Delta Airlines CEO announced the airline will begin banning Washington, D.C.-bound passengers from checking firearms this weekend in an effort to bolster security procedures in the days leading up to President-elect Joe Biden’s inauguration.
“We’re all on high alert based on the events over the last couple of weeks up in Washington,” CEO Ed Bastian said according to USA Today, noting that law enforcement officials will be exempt from the temporary restrictions.
In addition to the firearm ban, Delta will also increase other aspects of security in airports and on planes “as we look to the week ahead.”
While he was aware of recent incidents involving unruly passengers, the CEO said 99.99 percent of Delta’s customers “are really great and doing a good job.”

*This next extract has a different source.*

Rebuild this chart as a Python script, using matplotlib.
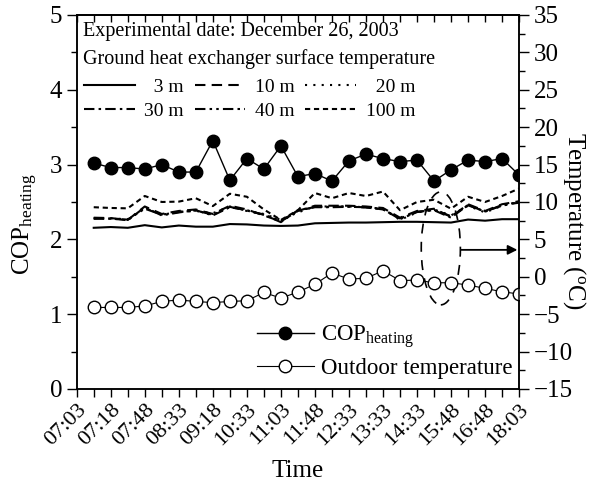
import matplotlib
matplotlib.use('Agg')
import matplotlib.pyplot as plt
import numpy as np
from matplotlib.patches import Ellipse
from matplotlib.ticker import MultipleLocator

plt.rcParams['font.family'] = 'Liberation Serif'
plt.rcParams['mathtext.fontset'] = 'custom'
plt.rcParams['mathtext.rm'] = 'Liberation Serif'
plt.rcParams['mathtext.it'] = 'Liberation Serif:italic'

# tick labels (every second sample)
time_labels = ['07:03', '07:18', '07:48', '08:33', '09:18', '10:33', '11:03',
               '11:48', '12:33', '13:33', '14:33', '15:48', '16:48', '18:03']

# COP of heating
cop = [3.02, 2.96, 2.96, 2.94, 3.00, 2.90, 2.90, 3.32, 2.79, 3.08, 2.94, 3.25, 2.84,
       2.88, 2.78, 3.05, 3.14, 3.08, 3.04, 3.06, 2.78, 2.93, 3.06, 3.04, 3.08, 2.86]

# outdoor temperature (C)
t_out = [-4.1, -4.1, -4.1, -3.9, -3.3, -3.1, -3.3, -3.45, -3.3, -3.2, -2.1, -2.85, -2.05,
         -1.0, 0.5, -0.3, -0.2, 0.8, -0.5, -0.45, -0.8, -0.8, -1.1, -1.55, -2.0, -2.3]

# ground heat exchanger surface temperature (C)
g3 = [6.55, 6.65, 6.55, 6.9, 6.6, 6.85, 6.7, 6.7, 7.05, 7.0, 6.85, 6.8, 6.85,
      7.15, 7.2, 7.25, 7.25, 7.3, 7.35, 7.35, 7.3, 7.25, 7.65, 7.5, 7.7, 7.7]
g10 = [7.9, 7.85, 7.6, 9.4, 8.4, 8.8, 9.0, 8.4, 9.5, 9.0, 8.2, 7.4, 8.8,
       9.5, 9.5, 9.5, 9.4, 9.2, 7.9, 8.8, 9.1, 8.0, 9.7, 8.8, 9.7, 10.1]
g20 = [7.85, 7.8, 7.7, 9.2, 8.3, 8.7, 8.8, 8.5, 9.4, 8.8, 8.4, 7.6, 8.6,
       9.4, 9.4, 9.4, 9.3, 9.1, 7.6, 8.6, 9.0, 8.2, 9.5, 8.6, 9.5, 10.0]
g30 = [7.75, 7.8, 7.55, 9.3, 8.2, 8.6, 8.9, 8.2, 9.3, 8.9, 8.3, 7.3, 8.9,
       9.3, 9.3, 9.35, 9.3, 9.0, 7.8, 8.7, 8.9, 7.9, 9.6, 8.7, 9.6, 9.9]
g40 = [7.8, 7.75, 7.65, 9.1, 8.3, 8.65, 8.85, 8.3, 9.35, 8.85, 8.3, 7.5, 8.8,
       9.35, 9.35, 9.4, 9.25, 9.05, 7.7, 8.65, 8.95, 8.1, 9.55, 8.75, 9.5, 10.05]
g100 = [9.3, 9.2, 9.15, 10.8, 10.0, 10.05, 10.5, 9.45, 11.1, 10.7, 9.0, 7.6, 8.9,
        11.2, 10.5, 11.2, 10.8, 11.4, 8.9, 10.0, 10.3, 9.1, 10.7, 10.0, 10.8, 11.8]

x = np.arange(1, len(cop) + 1)

fig = plt.figure(figsize=(6.05, 4.88), dpi=100)
ax = fig.add_axes([0.1268, 0.2029, 0.7312, 0.7664])
ax2 = ax.twinx()

# COP on left axis
l_cop, = ax.plot(x, cop, '-', color='k', lw=1.0, marker='o', ms=9,
                 mfc='k', mec='k', label='COP$_{\\mathrm{heating}}$')

# ground temperatures on right axis (labels padded so texts line up right)
lw = 1.5
h3, = ax2.plot(x, g3, color='k', lw=lw, ls='-', label='  3 m')
h10, = ax2.plot(x, g10, color='k', lw=lw, ls=(0, (5, 3)), label='10 m')
h20, = ax2.plot(x, g20, color='k', lw=lw, ls=(0, (1, 3)), label='  20 m')
h30, = ax2.plot(x, g30, color='k', lw=lw, ls=(0, (5, 2, 1.2, 2)), label='30 m')
h40, = ax2.plot(x, g40, color='k', lw=lw, ls=(0, (5, 2, 1.2, 2, 1.2, 2)), label='40 m')
h100, = ax2.plot(x, g100, color='k', lw=lw, ls=(0, (2.5, 1.8)), label='100 m')

l_out, = ax2.plot(x, t_out, '-', color='k', lw=0.8, marker='o', ms=9,
                  mfc='white', mec='k', mew=1.0, label='Outdoor temperature')

# highlight and arrow pointing to right axis
ax2.add_patch(Ellipse((21.4, 3.8), width=2.3, height=15.1, fill=False,
                      ls=(0, (6, 5)), lw=1.2, color='k'))
ax2.annotate('', xy=(25.9, 3.6), xytext=(22.6, 3.6),
             arrowprops=dict(arrowstyle='-|>', lw=1.3, color='k', mutation_scale=14,
                             shrinkA=0, shrinkB=0))

# axes limits and ticks
ax.set_xlim(0, 26)
ax.set_ylim(0, 5)
ax2.set_ylim(-15, 35)

xt = np.arange(0, 27)
ax.set_xticks(xt)
labels = []
for i in xt:
    labels.append(time_labels[i // 2] if i % 2 == 0 else '')
ax.set_xticklabels(labels, rotation=45, ha='right', rotation_mode='anchor', fontsize=16)
ax.tick_params(axis='x', direction='out', length=6, width=1, pad=2)

ax.yaxis.set_major_locator(MultipleLocator(1))
ax.yaxis.set_minor_locator(MultipleLocator(0.5))
ax.tick_params(axis='y', which='major', direction='out', length=7, width=1, labelsize=18)
ax.tick_params(axis='y', which='minor', direction='out', length=4, width=1)

ax2.yaxis.set_major_locator(MultipleLocator(5))
ax2.yaxis.set_minor_locator(MultipleLocator(2.5))
ax2.tick_params(axis='y', which='major', direction='out', length=7, width=1, labelsize=18)
ax2.tick_params(axis='y', which='minor', direction='out', length=4, width=1)

top = ax.secondary_xaxis('top')
top.set_xticks(xt)
top.tick_params(direction='in', length=5, width=1, labeltop=False)

for a in (ax, ax2):
    for s in a.spines.values():
        s.set_linewidth(1.1)
for s in top.spines.values():
    s.set_linewidth(1.1)

ax.set_xlabel('Time', fontsize=18, labelpad=8)
ax.set_ylabel('COP$_{\\mathrm{heating}}$', fontsize=18)
ax.yaxis.set_label_coords(-0.083, 0.44)
ax2.set_ylabel('Temperature ($^{\\mathrm{o}}$C)', fontsize=18, rotation=270)
ax2.yaxis.set_label_coords(1.155, 0.45)

# annotation texts
ax.text(0.014, 0.957, 'Experimental date: December 26, 2003', transform=ax.transAxes,
        fontsize=14.5, va='center', ha='left')
ax.text(0.014, 0.883, 'Ground heat exchanger surface temperature', transform=ax.transAxes,
        fontsize=14.5, va='center', ha='left')

leg1 = ax2.legend(handles=[h3, h30, h10, h40, h20, h100], ncol=3, loc='upper left',
                  bbox_to_anchor=(0.012, 0.835), frameon=False, fontsize=14,
                  handlelength=2.6, handletextpad=0.5, columnspacing=0.55,
                  labelspacing=0.3, borderaxespad=0, borderpad=0.1)
ax2.add_artist(leg1)

ax2.legend(handles=[l_cop, l_out], loc='lower right', bbox_to_anchor=(0.99, 0.02),
           frameon=False, fontsize=16.5, handlelength=2.5, handletextpad=0.3,
           labelspacing=0.35, borderaxespad=0, borderpad=0.1)

fig.savefig('out.png', dpi=100)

“I don’t want to overreact,” he said. “I think this is a moment hopefully in time with the outcry around the election results.”

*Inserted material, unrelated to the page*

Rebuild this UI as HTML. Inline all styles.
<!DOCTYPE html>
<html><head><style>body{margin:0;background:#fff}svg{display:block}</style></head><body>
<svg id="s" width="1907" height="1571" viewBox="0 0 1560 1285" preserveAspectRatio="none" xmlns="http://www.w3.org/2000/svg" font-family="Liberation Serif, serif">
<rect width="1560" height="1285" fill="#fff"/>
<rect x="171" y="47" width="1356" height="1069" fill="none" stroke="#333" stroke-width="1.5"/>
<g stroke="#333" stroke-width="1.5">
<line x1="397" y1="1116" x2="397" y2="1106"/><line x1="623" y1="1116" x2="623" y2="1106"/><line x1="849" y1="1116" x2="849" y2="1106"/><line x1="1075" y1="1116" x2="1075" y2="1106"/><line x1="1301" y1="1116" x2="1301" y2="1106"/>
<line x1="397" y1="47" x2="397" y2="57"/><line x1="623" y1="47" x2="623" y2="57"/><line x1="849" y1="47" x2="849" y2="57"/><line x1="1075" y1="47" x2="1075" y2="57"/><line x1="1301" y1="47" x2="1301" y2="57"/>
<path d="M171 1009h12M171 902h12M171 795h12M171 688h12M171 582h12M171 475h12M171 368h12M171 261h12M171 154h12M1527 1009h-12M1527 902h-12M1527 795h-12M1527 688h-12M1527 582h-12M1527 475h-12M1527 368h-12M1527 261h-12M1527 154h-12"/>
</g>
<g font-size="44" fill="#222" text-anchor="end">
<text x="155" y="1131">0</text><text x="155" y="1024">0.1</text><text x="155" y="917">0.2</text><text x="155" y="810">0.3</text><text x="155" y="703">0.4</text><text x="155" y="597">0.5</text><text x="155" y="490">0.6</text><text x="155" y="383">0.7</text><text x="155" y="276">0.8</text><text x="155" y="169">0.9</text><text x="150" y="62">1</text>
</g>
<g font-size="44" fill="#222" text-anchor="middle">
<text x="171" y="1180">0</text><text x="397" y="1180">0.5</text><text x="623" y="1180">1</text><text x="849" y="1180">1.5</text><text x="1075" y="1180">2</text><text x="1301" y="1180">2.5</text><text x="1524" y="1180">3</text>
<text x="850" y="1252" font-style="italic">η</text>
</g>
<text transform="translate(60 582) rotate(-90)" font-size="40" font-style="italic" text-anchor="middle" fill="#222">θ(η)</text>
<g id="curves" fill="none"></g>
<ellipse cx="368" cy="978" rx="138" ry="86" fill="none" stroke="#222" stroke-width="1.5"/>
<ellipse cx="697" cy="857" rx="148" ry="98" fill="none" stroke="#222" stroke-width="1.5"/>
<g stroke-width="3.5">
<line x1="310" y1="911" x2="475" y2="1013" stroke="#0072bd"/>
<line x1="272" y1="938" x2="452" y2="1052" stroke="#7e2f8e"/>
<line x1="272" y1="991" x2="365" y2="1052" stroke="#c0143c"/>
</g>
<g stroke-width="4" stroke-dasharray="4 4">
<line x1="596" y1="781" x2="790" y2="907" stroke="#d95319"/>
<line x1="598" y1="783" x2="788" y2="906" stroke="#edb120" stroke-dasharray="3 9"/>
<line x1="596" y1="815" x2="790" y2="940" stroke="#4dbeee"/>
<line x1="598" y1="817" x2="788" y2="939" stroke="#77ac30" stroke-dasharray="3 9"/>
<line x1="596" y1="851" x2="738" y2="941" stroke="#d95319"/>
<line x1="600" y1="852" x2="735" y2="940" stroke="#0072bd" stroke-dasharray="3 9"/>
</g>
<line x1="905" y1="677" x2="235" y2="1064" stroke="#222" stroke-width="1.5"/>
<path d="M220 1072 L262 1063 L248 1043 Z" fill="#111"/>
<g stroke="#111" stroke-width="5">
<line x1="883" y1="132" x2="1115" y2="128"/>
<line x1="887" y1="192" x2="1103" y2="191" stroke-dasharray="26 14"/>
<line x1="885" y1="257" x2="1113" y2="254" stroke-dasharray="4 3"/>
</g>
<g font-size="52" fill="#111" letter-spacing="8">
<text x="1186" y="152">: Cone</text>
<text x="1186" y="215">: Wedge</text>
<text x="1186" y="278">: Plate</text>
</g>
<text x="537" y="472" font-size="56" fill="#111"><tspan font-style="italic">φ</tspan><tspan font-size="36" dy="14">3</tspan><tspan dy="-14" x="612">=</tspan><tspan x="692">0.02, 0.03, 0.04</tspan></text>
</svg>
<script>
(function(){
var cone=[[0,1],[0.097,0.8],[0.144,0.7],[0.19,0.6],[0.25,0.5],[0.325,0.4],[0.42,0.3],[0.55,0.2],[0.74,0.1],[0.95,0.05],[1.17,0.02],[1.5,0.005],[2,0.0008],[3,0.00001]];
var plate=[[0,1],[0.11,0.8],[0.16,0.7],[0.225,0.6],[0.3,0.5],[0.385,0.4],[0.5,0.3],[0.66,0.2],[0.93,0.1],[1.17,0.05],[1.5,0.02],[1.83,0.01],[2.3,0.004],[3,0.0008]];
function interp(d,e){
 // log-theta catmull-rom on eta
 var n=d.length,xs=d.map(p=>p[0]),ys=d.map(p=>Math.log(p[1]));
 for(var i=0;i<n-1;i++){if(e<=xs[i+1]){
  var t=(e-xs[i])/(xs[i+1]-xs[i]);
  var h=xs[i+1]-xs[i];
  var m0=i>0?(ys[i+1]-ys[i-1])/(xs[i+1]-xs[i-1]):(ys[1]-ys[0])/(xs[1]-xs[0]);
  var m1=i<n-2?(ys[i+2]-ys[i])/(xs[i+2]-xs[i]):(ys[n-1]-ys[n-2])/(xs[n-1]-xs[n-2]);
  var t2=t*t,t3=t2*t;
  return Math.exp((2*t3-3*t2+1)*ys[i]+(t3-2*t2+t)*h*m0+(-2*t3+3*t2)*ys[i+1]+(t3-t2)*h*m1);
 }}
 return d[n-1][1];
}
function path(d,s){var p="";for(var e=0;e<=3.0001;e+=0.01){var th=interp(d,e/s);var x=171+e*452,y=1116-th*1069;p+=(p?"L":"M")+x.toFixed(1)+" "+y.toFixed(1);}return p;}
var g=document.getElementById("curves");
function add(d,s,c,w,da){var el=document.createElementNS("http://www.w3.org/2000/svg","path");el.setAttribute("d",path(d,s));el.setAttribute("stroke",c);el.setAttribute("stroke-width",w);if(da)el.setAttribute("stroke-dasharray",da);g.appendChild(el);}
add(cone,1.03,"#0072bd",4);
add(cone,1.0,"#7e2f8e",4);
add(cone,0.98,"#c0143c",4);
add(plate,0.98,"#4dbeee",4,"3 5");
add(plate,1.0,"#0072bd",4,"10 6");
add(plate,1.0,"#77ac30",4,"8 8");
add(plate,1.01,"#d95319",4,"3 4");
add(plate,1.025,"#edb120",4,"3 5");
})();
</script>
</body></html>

Bastian said that he was “pleased” with President Trump’s speech calling for calm Wednesday, adding, “Hopefully that will help.”
After a protest turned violent at the U.S. Capitol last week, Delta and several other airlines beefed up security measures on flights departing from Washington, D.C.-area airports.
Despite the changes, airlines still faced disruptions, including 14 rowdy passengers who were banned by Alaska Airlines after a flight from Washington to Seattle.
American Airlines also took note of the calls for increased security, bolstering their own in both airports and on planes. From January 16 to January 21, American will stop serving alcohol on flights arriving at and departing from D.C. and surrounding airports.
American is even going a step further and relocating flight crews from their typical downtown hotels to locations closer to airports. In order to avoid shuttles, the airline will also provide private transportation between airports and hotels until January 24.
Curtis Blessing, a spokesman for American Airlines, said they will have new pre-flight announcements that include a reminder of “the importance of following crew member instructions.”
Recently, one top U.S. lawmaker urged authorities to put protesters who stormed the Capitol building on a no-fly list.
“Given the heinous domestic terrorist attack on the U.S. Capitol yesterday, I am urging the Transportation Security Administration and the Federal Bureau of Investigation to use their authorities to add the names of all identified individuals involved in the attack to the federal No-Fly List and keep them off planes,” Democratic chairman of the House Homeland Security Committee Bennie Thompson said in a statement.
“This should include all individuals identified as having entered the Capitol building—an intrusion which threatened the safety of Members of Congress and staff and served as an attack on our Nation,” Thompson added.